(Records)
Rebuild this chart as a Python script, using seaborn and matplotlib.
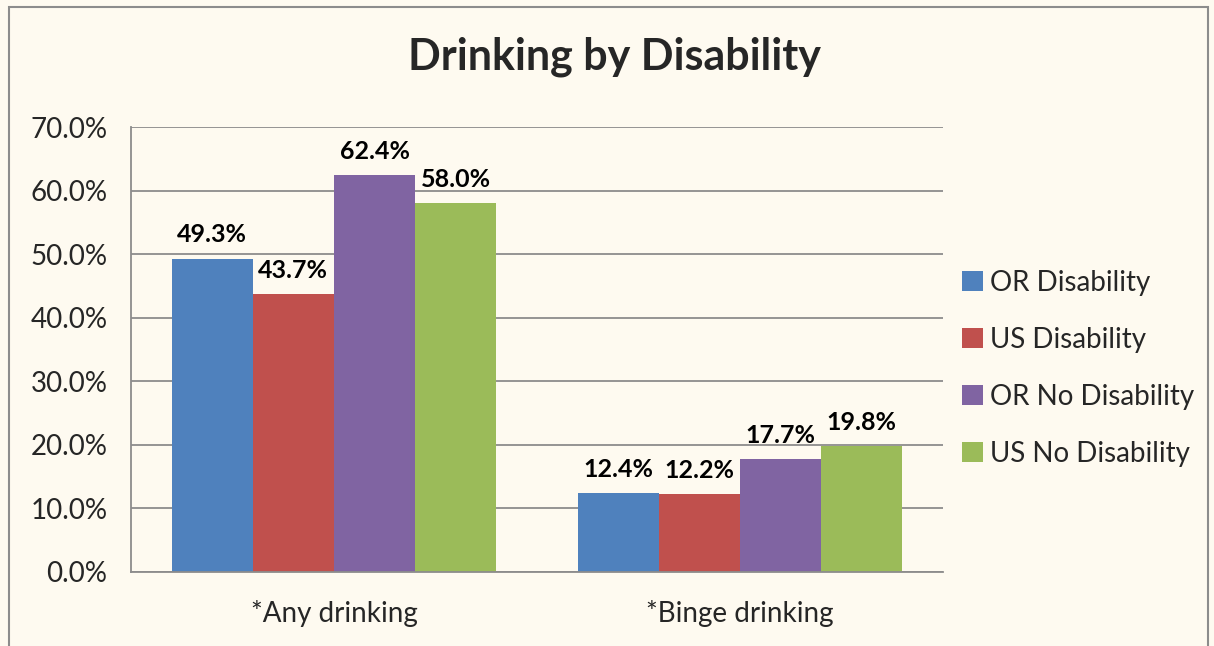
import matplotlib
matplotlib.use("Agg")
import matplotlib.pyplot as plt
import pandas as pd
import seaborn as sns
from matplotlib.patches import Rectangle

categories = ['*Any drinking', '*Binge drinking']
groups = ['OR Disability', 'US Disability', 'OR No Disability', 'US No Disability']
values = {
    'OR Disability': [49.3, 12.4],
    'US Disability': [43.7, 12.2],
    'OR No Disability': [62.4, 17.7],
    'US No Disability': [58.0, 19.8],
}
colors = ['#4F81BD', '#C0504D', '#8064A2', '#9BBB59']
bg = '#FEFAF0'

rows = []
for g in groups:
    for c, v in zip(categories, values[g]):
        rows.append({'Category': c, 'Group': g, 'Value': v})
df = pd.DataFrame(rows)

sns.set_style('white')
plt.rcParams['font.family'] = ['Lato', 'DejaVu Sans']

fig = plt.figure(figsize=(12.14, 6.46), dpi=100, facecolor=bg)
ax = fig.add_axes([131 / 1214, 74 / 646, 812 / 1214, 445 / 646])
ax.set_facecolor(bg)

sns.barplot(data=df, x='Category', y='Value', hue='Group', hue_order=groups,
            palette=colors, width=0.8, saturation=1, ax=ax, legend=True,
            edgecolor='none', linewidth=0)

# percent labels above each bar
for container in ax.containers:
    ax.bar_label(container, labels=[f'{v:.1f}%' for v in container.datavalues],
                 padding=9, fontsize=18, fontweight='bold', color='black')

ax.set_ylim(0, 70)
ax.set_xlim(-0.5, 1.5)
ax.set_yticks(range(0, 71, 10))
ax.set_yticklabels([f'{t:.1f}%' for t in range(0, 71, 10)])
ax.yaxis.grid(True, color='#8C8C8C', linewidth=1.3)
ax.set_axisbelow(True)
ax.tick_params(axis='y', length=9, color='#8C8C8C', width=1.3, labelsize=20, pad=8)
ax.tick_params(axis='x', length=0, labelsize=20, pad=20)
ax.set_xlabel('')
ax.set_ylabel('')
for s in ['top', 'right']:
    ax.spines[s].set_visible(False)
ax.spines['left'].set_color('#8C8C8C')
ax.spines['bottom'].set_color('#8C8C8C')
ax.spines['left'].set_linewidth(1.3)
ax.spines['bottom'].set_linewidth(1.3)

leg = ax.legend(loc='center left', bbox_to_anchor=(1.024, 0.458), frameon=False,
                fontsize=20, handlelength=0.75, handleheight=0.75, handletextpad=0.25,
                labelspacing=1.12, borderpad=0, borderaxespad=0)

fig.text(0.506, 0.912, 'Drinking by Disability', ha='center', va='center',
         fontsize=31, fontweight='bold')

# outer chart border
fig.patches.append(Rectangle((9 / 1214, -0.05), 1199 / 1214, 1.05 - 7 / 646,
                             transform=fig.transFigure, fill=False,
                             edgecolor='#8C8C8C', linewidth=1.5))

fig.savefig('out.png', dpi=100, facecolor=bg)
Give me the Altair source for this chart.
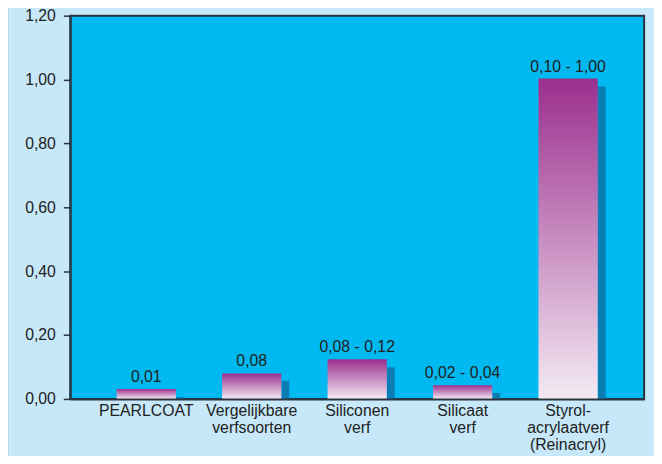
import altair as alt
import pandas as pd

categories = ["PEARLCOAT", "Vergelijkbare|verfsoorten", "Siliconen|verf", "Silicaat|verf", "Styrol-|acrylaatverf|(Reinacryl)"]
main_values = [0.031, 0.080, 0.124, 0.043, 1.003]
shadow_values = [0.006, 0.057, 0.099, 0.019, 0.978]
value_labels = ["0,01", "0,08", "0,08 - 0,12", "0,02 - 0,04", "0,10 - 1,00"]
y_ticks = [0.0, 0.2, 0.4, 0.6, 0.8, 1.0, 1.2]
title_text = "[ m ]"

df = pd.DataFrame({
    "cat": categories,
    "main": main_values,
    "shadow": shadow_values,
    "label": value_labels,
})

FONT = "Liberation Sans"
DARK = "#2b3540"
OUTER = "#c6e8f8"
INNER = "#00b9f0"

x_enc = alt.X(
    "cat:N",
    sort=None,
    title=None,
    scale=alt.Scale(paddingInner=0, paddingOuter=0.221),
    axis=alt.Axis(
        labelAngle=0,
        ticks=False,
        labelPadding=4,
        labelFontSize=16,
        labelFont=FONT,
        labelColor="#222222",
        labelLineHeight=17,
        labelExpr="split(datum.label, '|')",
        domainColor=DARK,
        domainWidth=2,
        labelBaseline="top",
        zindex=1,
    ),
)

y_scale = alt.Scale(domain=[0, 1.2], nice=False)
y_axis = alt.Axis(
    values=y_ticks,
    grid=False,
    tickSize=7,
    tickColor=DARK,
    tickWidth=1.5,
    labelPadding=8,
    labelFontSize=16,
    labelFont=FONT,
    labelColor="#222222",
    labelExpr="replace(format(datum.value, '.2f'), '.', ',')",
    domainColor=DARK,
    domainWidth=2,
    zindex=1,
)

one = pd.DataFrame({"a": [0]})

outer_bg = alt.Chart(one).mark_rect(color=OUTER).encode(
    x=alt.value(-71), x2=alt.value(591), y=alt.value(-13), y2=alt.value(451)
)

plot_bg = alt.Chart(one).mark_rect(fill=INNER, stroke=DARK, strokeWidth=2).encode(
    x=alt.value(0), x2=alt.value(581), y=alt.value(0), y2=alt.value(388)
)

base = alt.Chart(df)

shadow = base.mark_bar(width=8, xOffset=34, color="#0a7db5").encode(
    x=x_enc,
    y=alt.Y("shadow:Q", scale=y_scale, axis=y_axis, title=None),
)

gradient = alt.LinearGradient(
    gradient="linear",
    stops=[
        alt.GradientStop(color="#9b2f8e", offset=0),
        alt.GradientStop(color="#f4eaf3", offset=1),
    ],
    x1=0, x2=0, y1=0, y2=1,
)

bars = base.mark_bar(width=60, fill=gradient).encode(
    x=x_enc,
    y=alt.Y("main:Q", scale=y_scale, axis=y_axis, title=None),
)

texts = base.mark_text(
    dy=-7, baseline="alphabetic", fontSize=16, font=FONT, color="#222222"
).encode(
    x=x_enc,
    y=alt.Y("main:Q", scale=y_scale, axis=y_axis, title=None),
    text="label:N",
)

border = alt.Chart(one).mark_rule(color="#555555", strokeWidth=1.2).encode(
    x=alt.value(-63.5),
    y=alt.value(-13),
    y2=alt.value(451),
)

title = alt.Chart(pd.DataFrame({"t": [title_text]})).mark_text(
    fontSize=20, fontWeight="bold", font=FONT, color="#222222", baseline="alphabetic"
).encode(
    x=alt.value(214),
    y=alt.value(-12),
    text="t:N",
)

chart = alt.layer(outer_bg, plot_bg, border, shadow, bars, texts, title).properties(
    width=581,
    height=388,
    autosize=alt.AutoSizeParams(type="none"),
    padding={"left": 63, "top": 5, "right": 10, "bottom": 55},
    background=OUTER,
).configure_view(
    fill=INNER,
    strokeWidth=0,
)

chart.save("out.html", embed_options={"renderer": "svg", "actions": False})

- _Task details_
In the listing, find all lines with the string "this" and copy them.

- _Worked answer_
Rebuild this chart as a Python script, using seaborn and matplotlib.
Give me the Altair source for this chart.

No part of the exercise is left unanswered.